Thursday 2 December 2010

Production, Or Why I Couldn't Do An Office Job

Oh, the weather outside is frightful... and I'm getting a bit bloody sick of all this snow. Honestly, I don't care if I never see another flake of snow again. In fact, if Bing Crosby himself were to chap my door and start singing White Christmas he'd be getting a severe case of door-in-the-face.

Still, being snowed in has meant I have some time to catch up on blogging in between turning 24 (sob!) and standing about freezing bus stops desperately waiting for a bus that will never show. I've fallen behind on the old reflective blogging which I have absolutely no excuse for- especially now that it doesn't seem like I'm going to be going anywhere for the time being!

This year has been a bit of a frantic catch-up, since half of us spent the first month of term in Delhi. We've been getting full-on weeks of classes, starting with writing with Richard, then editing with Aldo and finally production with Abigail. I'll start with production, since it was the most recent...

It was never my strong point last year; it seemed to me to be like the film equivalent of an office job.

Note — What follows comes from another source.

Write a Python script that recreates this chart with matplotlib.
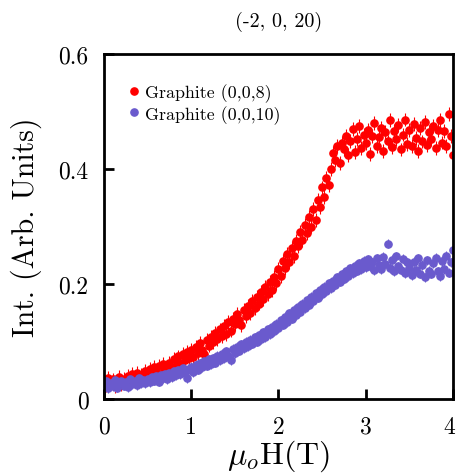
import matplotlib
matplotlib.use("Agg")
import matplotlib.pyplot as plt
import matplotlib.transforms as mtransforms

plt.rcParams['font.family'] = 'cmr10'
plt.rcParams['mathtext.fontset'] = 'cm'
plt.rcParams['axes.unicode_minus'] = False

field = [
    0.000, 0.025, 0.050, 0.075, 0.100, 0.125, 0.150, 0.175, 0.200, 0.225,
    0.250, 0.275, 0.300, 0.325, 0.350, 0.375, 0.400, 0.425, 0.450, 0.475,
    0.500, 0.525, 0.550, 0.575, 0.600, 0.625, 0.650, 0.675, 0.700, 0.725,
    0.750, 0.775, 0.800, 0.825, 0.850, 0.875, 0.900, 0.925, 0.950, 0.975,
    1.000, 1.025, 1.050, 1.075, 1.100, 1.125, 1.150, 1.175, 1.200, 1.225,
    1.250, 1.275, 1.300, 1.325, 1.350, 1.375, 1.400, 1.425, 1.450, 1.475,
    1.500, 1.525, 1.550, 1.575, 1.600, 1.625, 1.650, 1.675, 1.700, 1.725,
    1.750, 1.775, 1.800, 1.825, 1.850, 1.875, 1.900, 1.925, 1.950, 1.975,
    2.000, 2.025, 2.050, 2.075, 2.100, 2.125, 2.150, 2.175, 2.200, 2.225,
    2.250, 2.275, 2.300, 2.325, 2.350, 2.375, 2.400, 2.425, 2.450, 2.475,
    2.500, 2.525, 2.550, 2.575, 2.600, 2.625, 2.650, 2.675, 2.700, 2.725,
    2.750, 2.775, 2.800, 2.825, 2.850, 2.875, 2.900, 2.925, 2.950, 2.975,
    3.000, 3.025, 3.050, 3.075, 3.100, 3.125, 3.150, 3.175, 3.200, 3.225,
    3.250, 3.275, 3.300, 3.325, 3.350, 3.375, 3.400, 3.425, 3.450, 3.475,
    3.500, 3.525, 3.550, 3.575, 3.600, 3.625, 3.650, 3.675, 3.700, 3.725,
    3.750, 3.775, 3.800, 3.825, 3.850, 3.875, 3.900, 3.925, 3.950, 3.975,
    4.000,
]

int_008 = [
    0.030, 0.024, 0.036, 0.027, 0.034, 0.022, 0.031, 0.038, 0.026, 0.035,
    0.029, 0.040, 0.033, 0.044, 0.031, 0.046, 0.037, 0.042, 0.035, 0.049,
    0.041, 0.052, 0.039, 0.055, 0.047, 0.058, 0.044, 0.061, 0.053, 0.049,
    0.063, 0.054, 0.069, 0.058, 0.074, 0.062, 0.078, 0.067, 0.082, 0.071,
    0.085, 0.073, 0.091, 0.080, 0.097, 0.086, 0.079, 0.102, 0.093, 0.108,
    0.099, 0.115, 0.104, 0.121, 0.109, 0.127, 0.113, 0.134, 0.119, 0.140,
    0.131, 0.148, 0.137, 0.129, 0.155, 0.144, 0.162, 0.150, 0.170, 0.158,
    0.178, 0.166, 0.186, 0.174, 0.195, 0.183, 0.204, 0.190, 0.213, 0.201,
    0.226, 0.214, 0.240, 0.228, 0.252, 0.238, 0.262, 0.249, 0.275, 0.266,
    0.290, 0.276, 0.302, 0.288, 0.316, 0.300, 0.330, 0.312, 0.346, 0.334,
    0.368, 0.352, 0.385, 0.372, 0.400, 0.428, 0.415, 0.440, 0.410, 0.446,
    0.434, 0.458, 0.425, 0.449, 0.470, 0.430, 0.452, 0.475, 0.436, 0.460,
    0.445, 0.468, 0.426, 0.458, 0.480, 0.440, 0.455, 0.472, 0.432, 0.464,
    0.448, 0.485, 0.438, 0.466, 0.452, 0.476, 0.434, 0.460, 0.486, 0.444,
    0.468, 0.440, 0.478, 0.454, 0.432, 0.472, 0.448, 0.482, 0.442, 0.464,
    0.452, 0.475, 0.436, 0.468, 0.485, 0.446, 0.466, 0.440, 0.495, 0.458,
    0.425,
]

int_0010 = [
    0.024, 0.031, 0.019, 0.028, 0.022, 0.033, 0.020, 0.027, 0.032, 0.023,
    0.029, 0.021, 0.034, 0.026, 0.031, 0.024, 0.036, 0.028, 0.033, 0.027,
    0.035, 0.029, 0.038, 0.032, 0.040, 0.030, 0.042, 0.036, 0.044, 0.034,
    0.046, 0.038, 0.048, 0.041, 0.051, 0.043, 0.054, 0.047, 0.036, 0.052,
    0.056, 0.047, 0.059, 0.051, 0.062, 0.055, 0.066, 0.058, 0.069, 0.061,
    0.071, 0.063, 0.075, 0.067, 0.079, 0.071, 0.083, 0.075, 0.068, 0.087,
    0.080, 0.091, 0.084, 0.095, 0.088, 0.099, 0.092, 0.103, 0.096, 0.107,
    0.100, 0.111, 0.104, 0.116, 0.108, 0.121, 0.113, 0.126, 0.118, 0.131,
    0.123, 0.137, 0.129, 0.143, 0.134, 0.149, 0.140, 0.155, 0.146, 0.160,
    0.152, 0.166, 0.158, 0.172, 0.164, 0.178, 0.170, 0.184, 0.176, 0.190,
    0.182, 0.195, 0.188, 0.201, 0.193, 0.206, 0.199, 0.212, 0.204, 0.217,
    0.209, 0.222, 0.214, 0.227, 0.219, 0.232, 0.223, 0.236, 0.226, 0.240,
    0.229, 0.243, 0.231, 0.238, 0.224, 0.245, 0.233, 0.226, 0.247, 0.235,
    0.270, 0.228, 0.242, 0.222, 0.248, 0.231, 0.225, 0.244, 0.219, 0.238,
    0.227, 0.215, 0.239, 0.224, 0.245, 0.218, 0.233, 0.212, 0.241, 0.223,
    0.218, 0.236, 0.246, 0.222, 0.214, 0.240, 0.226, 0.249, 0.220, 0.238,
    0.260,
]

err_008 = 0.012
err_0010 = 0.008

labels = ['Graphite (0,0,8)', 'Graphite (0,0,10)']
colors = ['#ff0000', '#6a5acd']
xticks = [0, 1, 2, 3, 4]
xticklabels = ['0', '1', '2', '3', '4']
yticks = [0, 0.2, 0.4, 0.6]
yticklabels = ['0', '0.2', '0.4', '0.6']

fig = plt.figure(figsize=(4.57, 4.77), dpi=100)
ax = fig.add_axes([0.2276, 0.1614, 0.7636, 0.7233])

eb1 = ax.errorbar(field, int_008, yerr=err_008, fmt='o', color=colors[0], ms=5.2,
                  elinewidth=0.8, capsize=0)
eb2 = ax.errorbar(field, int_0010, yerr=err_0010, fmt='o', color=colors[1], ms=5.2,
                  elinewidth=0.8, capsize=0)

ax.set_xlim(0, 4)
ax.set_ylim(0, 0.6)
ax.set_xticks(xticks, xticklabels)
ax.set_yticks(yticks, yticklabels)
ax.tick_params(direction='in', length=7, width=2, labelsize=17)
ax.tick_params(axis='x', pad=12)
ax.tick_params(axis='y', pad=11)
for s in ax.spines.values():
    s.set_linewidth(2)

last = ax.get_xticklabels()[-1]
last.set_horizontalalignment('right')
last.set_transform(last.get_transform() +
                   mtransforms.ScaledTranslation(2 / 100, 0, fig.dpi_scale_trans))

ax.set_xlabel(r'$\mu_o$H(T)', fontsize=23, labelpad=0)
ax.set_ylabel('Int. (Arb. Units)', fontsize=21.5, labelpad=12)
ax.set_title('(-2, 0, 20)', fontsize=14.5, pad=20)

leg = ax.legend([eb1[0], eb2[0]], labels, loc='upper left',
                bbox_to_anchor=(0.04, 0.935), frameon=False,
                fontsize=12.9, handletextpad=0.1, borderaxespad=0, labelspacing=0.15,
                handlelength=1.0)

fig.savefig('out.png', dpi=100)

Still, working on the grads, plus ours and the 2nd years' end of term films showed me first hand how much work producers actually have to do. It's alot of running around after people and requires an incredible amount of patience- plus having a car helps too, I'd imagine.

I don't want to be too quick to dismiss anything that could potentially be a career path for me in the future- after all, the other week I even managed to log all of my clips from last month's fashion show ALL BY MYSELF. Proud of myself or what! It just shows that if you put your mind to something and look pathetic enough that tutors think you need help at every turn, you can really do it. This year, though, production classes seemed to focus more on production 'management'... which involves a hefty amount of paperwork and seemed more like a crach course in using the various programmes on OfficeWorks than anything else. We mostly went over everything we did last year, and I found the whole thing incredibly dry.

We had to go into groups, pick a script and make a production folder consisting of a synopsis, production requirements, script breakdown, stripboard schedule, budget, paperwork checklist... SERIOUSLY?? A checklist for PAPERWORK?? Obviously working on a feature film, or even a short film, is a huge organisational undertaking, but I simply don't have the patience for it. When it comes to things like script breakdown sheets, I can do them no problem, so it's not a case of competence- it's just that it's SO repetitive, once you've done a few you can do an entire script's worth in record time. It just doesn't seem to leave much room for creativity- when I was about halfway through my stack of script pages I was so bored I wanted to claw my own skin off.

I do feel like if I were out in charge of this side of a production I could do it, and probably do it well. It's one of the few things I picked up quickly, but it reminded me of being in school. Whenever I'd finish something and find it relatively easy I'd get bored and start acting up. As much as I like to think I've grown up from being the class clown of my high school, I felt the same need for a challenge. At the end of the week we had an assessment, which for the first time saw us cloistered around a table in the library frantically reading over notes. Luckily for me it was essay questions- I was always good at these in school since I'd write paragraphs of spiel to make sure I'd covered EVERYTHING. If it were multiple choice I'd have probably been sitting nose-deep in a brown paper bag.

Overall then, I can safely say that this particular migraine-inducing class, while it may be an essential job, is not one for me. I'd just feel frustrated at outting so much work into something that I wouldn't have a huge deal on creative control over. Plus, I found it hard to even put all of my tips from work into a coffee jar to try and save them up- anyone who expected me to be able to produce a budget and manage to get funding secured would be as crazy as I feel after a week of ripping paper into strips.